MDXFIND is a free tool available here: https://hashes.org/mdxfind.php
Most password cracking programs require three things. A list of the hashes you want to crack, the algorithm that they’re in and a dictionary that you would like to use for your attempts. MDXFIND is for when you have hashes and a dictionary, but you’re not sure what format the hashes are in. Let’s take a quick look at the syntax of an example.
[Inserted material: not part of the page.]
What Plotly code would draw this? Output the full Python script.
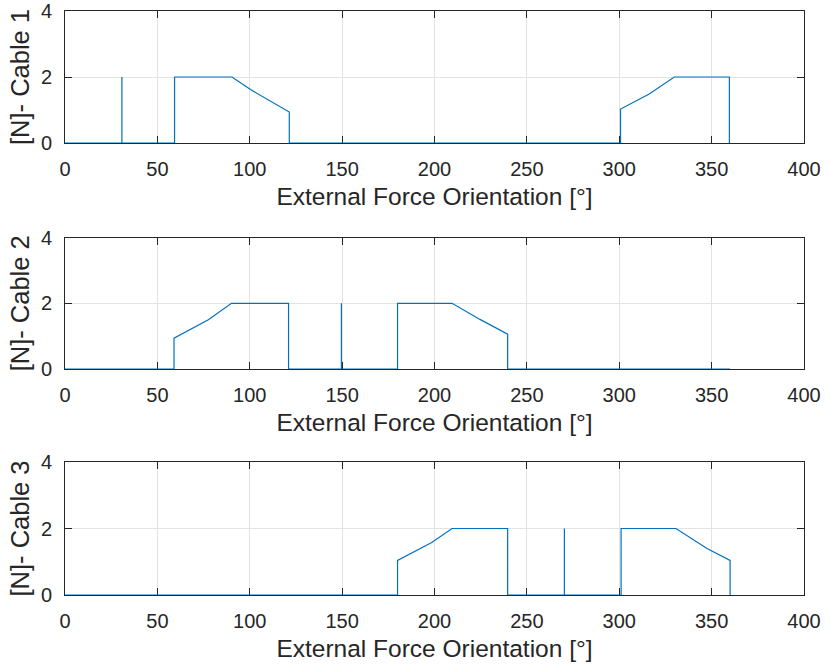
import plotly.graph_objects as go

# Data
angle_c1 = [0, 30.8, 30.8, 30.8, 59.3, 59.3, 90.4, 100.4, 121.4, 121.4, 300.7, 300.7, 316.0, 329.8, 359.6, 359.6, 360]
force_c1 = [0, 0, 2, 0, 0, 2, 2, 1.62, 0.94, 0, 0, 1.03, 1.48, 2, 2, 0, 0]

angle_c2 = [0, 59.0, 59.0, 77.6, 90.1, 121.0, 121.0, 149.6, 149.6, 149.6, 180.0, 180.0, 209.5, 224.6, 239.6, 239.6, 360]
force_c2 = [0, 0, 0.94, 1.5, 2, 2, 0, 0, 2, 0, 0, 2, 2, 1.51, 1.06, 0, 0]

angle_c3 = [0, 180.0, 180.0, 198.5, 209.5, 239.6, 239.6, 270.3, 270.3, 270.3, 301.0, 301.0, 330.7, 347.5, 360.0, 360.0]
force_c3 = [0, 0, 1.04, 1.58, 2, 2, 0, 0, 2, 0, 0, 2, 2, 1.4, 1.04, 0]

y_labels = ["[N]- Cable 1", "[N]- Cable 2", "[N]- Cable 3"]
x_label = "External Force Orientation [°]"
x_ticks = [0, 50, 100, 150, 200, 250, 300, 350, 400]
y_ticks = [0, 2, 4]

series = [(angle_c1, force_c1), (angle_c2, force_c2), (angle_c3, force_c3)]

W, H = 830, 667
ml, mr, mt, mb = 65, 26, 11, 72
ph = H - mt - mb
# pixel top/bottom of each axes box
boxes = [(11, 143), (237.6, 369), (462, 595)]

FONT = "Liberation Sans, Arial, Helvetica, sans-serif"
TXT = "#262626"

fig = go.Figure()
layout = dict(
    width=W, height=H,
    margin=dict(l=ml, r=mr, t=mt, b=mb, autoexpand=False),
    paper_bgcolor="white", plot_bgcolor="white",
    showlegend=False,
    font=dict(family=FONT, color=TXT, size=20),
)

for i, ((xs, ys), ylab, (top, bot)) in enumerate(zip(series, y_labels, boxes)):
    n = "" if i == 0 else str(i + 1)
    fig.add_trace(go.Scatter(x=xs, y=ys, mode="lines",
                             line=dict(color="#0072BD", width=1.2),
                             xaxis="x" + n, yaxis="y" + n))
    d0 = 1 - (bot - mt) / ph
    d1 = 1 - (top - mt) / ph
    common = dict(showline=True, linecolor=TXT, linewidth=1, mirror="ticks",
                  ticks="inside", ticklen=7, tickcolor=TXT, tickwidth=1,
                  showgrid=True, gridcolor="#e3e3e3", gridwidth=1,
                  zeroline=False, layer="below traces", automargin=False,
                  ticklabeloverflow="allow",
                  tickfont=dict(family=FONT, size=20, color=TXT))
    layout["xaxis" + n] = dict(
        common, domain=[0, 1], anchor="y" + n, range=[0, 400],
        tickvals=x_ticks, ticktext=[str(v) for v in x_ticks],
        ticklabelstandoff=8,
        title=dict(text=x_label, font=dict(family=FONT, size=24.5, color=TXT), standoff=8),
    )
    layout["yaxis" + n] = dict(
        common, domain=[max(d0, 0), min(d1, 1)], anchor="x" + n, range=[0, 4],
        tickvals=y_ticks, ticktext=[str(v) for v in y_ticks],
        ticklabelstandoff=8,
        title=dict(text=ylab, font=dict(family=FONT, size=25.5, color=TXT), standoff=3),
    )

fig.update_layout(**layout)
fig.write_html(
    "out.html",
    config={"displayModeBar": False},
    post_script="document.body.style.margin='0';document.body.style.overflow='hidden';",
)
The hashes we want to crack are the following:
- FC24F5B01909FF7A055933F6C0CD06BFAC60D3DC
- 47FA7B070774F637F4D6D6D0B97779EBA27A37CE
- 3D616AA9E23DBDB2F4627C1177C9C0A2AD63F6C2
- 76E826553BF74EC8DB0E91269816C858503F482E
- B475650D6B2694E23BCEFCCD5B52840AC72C8D44
- 03614A326B53D31D4F3B780BB275A0A50781C0E4
- CCB2ACE7865D60C1410A0D9BF5B37BB2F6237A05
By default MDXFIND wants a file of salts to use since several of its formats use salts. In this case, there doesn’t appear to be any salts so we’re going to tell MDXFIND to only make guesses for formats that do not utilize salts. Our syntax now contains:
mdxfind.exe -h ALL -h !salt -f new_day4_hashes.txt rockyou.txt
- “-h ALL” to say all hash formats
- “-h !salt” to say except for formats which require a salt
- “-f new_day4_hashes.txt” to point at the hashes to be cracked
- “rockyou.txt” the dictionary of guesses that we want to try
Since we’re not utilizing a fast GPU cracker like Hashcat, we want to choose a small dictionary like rockyou for this type of work.
Once started, you can see that it’s a slow process due to the large amount of hash formats that MDXFIND is trying.
Within a few minutes, we have success. One of the hashes cracks to the password “frenchfries” with the hashing algorithm of “SQL5x01”. The “x01” stands for one round. We can ask MDXFIND to try multiple rounds of hash formats in case developers use nested algorithms to make “custom” hash formats.
Now that we know what the format is we can stop the process and restart it specifying SQL5 as the format with “-h SQL5”. All of the hashes crack within 30 seconds.
In real life all of the hashes would likely not crack so quickly but once you find out what the algorithm is, you can use tools such as Hashcat to crack the remaining hashes at a much faster rate.